Zakład poprawczy to najsurowszy środek stosowany w polskim prawie wobec nieletnich. Trudno jednak nazwać go karą – jest raczej środkiem dyscyplinującym, którego głównym celem jest oddziaływanie poprawcze i resocjalizacja. Obecnie w tarnowskim Zakładzie Poprawczym przebywa 30 chłopców.

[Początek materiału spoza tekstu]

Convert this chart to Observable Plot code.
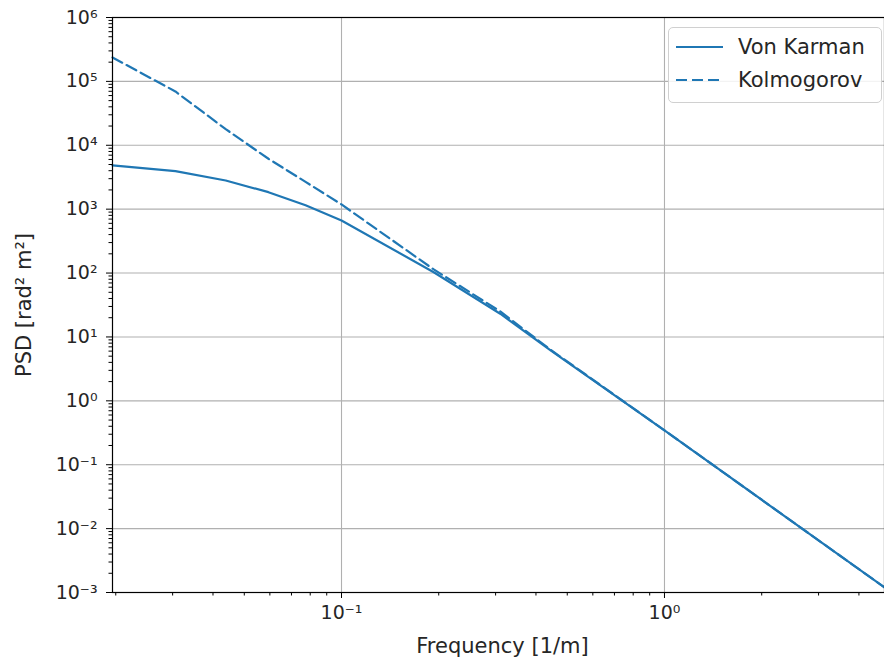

W dniu jubileuszu wszyscy wystąpili w odświętnych białych koszulach, pod krawatem – przystojniaki z pokręconym młodym życiem. Trudno powiedzieć, ilu z nich wyjdzie „na prostą”. Ale zakład start zapewnia całkiem dobry. Chłopcy uczęszczają tu do szkoły, uczą się konkretnych zawodów. Efekty widać w samym zakładzie – na ścianach prace uczniów, kaplica niemal w całości przez nich wykonana. W pokojach, w kuchni, w łazience czyściutko, bo chłopcy dbają o porządek. Tu uczą się współpracy, wzajemnego szacunku, zrozumienia, empatii. Uczą się żyć.
Nad chłopcami czuwa kadra pedagogów, 36 nauczycieli, którzy z własnego wyboru podejmują się nie tylko nauczania, ale i wychowania i odpowiedniego ukierunkowania trudnych przecież młodych ludzi. I za każdym razem, gdy kolejny z nich opuszcza mury zakładu, pozostawia za sobą obawę i niepewność, czy mu się uda.